=== EXTRACTED DATA ===
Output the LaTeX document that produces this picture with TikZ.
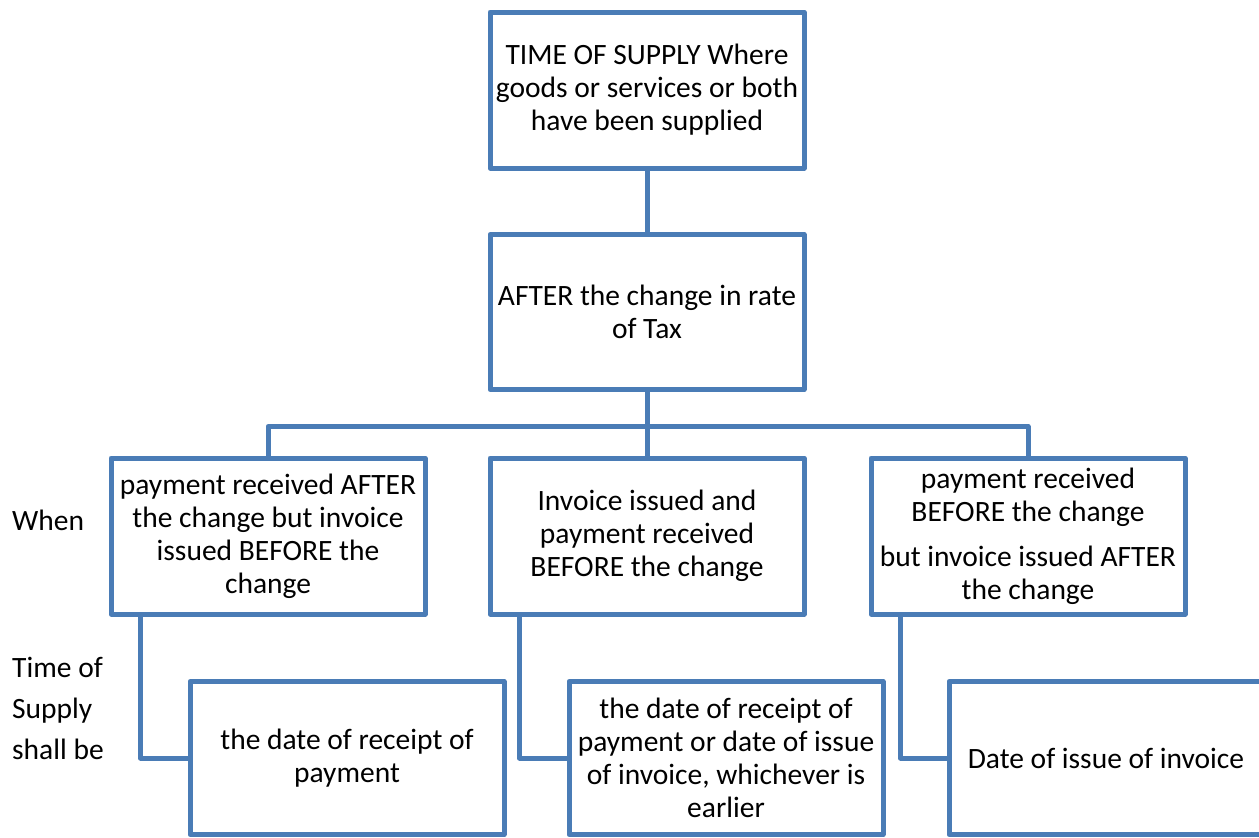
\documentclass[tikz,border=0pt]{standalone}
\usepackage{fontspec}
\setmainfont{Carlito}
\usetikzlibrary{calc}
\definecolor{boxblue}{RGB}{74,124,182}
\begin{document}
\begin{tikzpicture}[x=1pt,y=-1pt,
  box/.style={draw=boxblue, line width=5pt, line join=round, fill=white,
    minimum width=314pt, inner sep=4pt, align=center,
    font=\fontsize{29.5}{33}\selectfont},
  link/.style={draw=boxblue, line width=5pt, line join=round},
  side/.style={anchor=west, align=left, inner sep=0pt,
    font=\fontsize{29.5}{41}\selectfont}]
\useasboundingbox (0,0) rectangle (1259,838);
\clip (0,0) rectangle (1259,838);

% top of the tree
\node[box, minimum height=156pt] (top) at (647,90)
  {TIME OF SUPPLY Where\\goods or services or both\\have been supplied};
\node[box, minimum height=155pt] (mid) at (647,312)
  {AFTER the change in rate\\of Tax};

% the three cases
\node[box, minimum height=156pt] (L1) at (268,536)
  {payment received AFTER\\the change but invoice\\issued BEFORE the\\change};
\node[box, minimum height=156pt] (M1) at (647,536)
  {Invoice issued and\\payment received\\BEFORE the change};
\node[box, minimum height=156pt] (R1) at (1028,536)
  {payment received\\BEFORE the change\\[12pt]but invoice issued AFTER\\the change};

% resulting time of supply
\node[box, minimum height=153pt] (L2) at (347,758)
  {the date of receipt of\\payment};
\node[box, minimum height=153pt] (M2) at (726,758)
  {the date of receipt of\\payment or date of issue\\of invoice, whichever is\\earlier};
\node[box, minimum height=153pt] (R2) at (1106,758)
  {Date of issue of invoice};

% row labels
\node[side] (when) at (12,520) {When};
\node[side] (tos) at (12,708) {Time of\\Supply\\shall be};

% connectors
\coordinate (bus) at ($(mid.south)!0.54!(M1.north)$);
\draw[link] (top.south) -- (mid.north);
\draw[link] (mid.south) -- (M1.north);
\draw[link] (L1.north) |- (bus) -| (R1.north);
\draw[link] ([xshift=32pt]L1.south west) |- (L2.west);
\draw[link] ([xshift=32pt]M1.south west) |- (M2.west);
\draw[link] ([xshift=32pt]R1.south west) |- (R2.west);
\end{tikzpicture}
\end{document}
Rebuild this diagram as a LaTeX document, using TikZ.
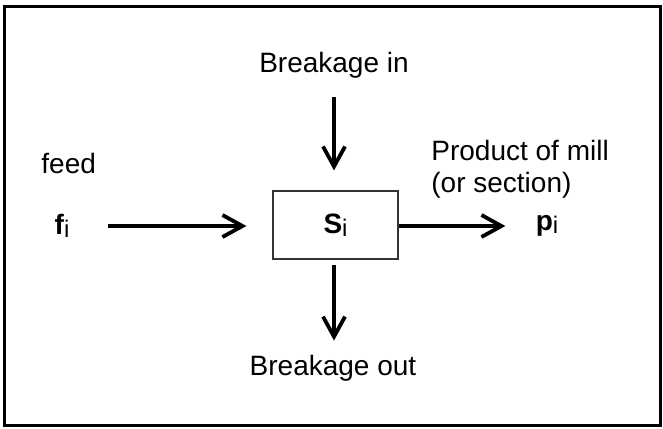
===
**DIRECTION**
Keep only the lines that hold the string "LaTeX", and copy them out.

**SOLUTION TO THIS TASK**
Output the LaTeX document that produces this picture with TikZ.
Rebuild this diagram as a LaTeX document, using TikZ.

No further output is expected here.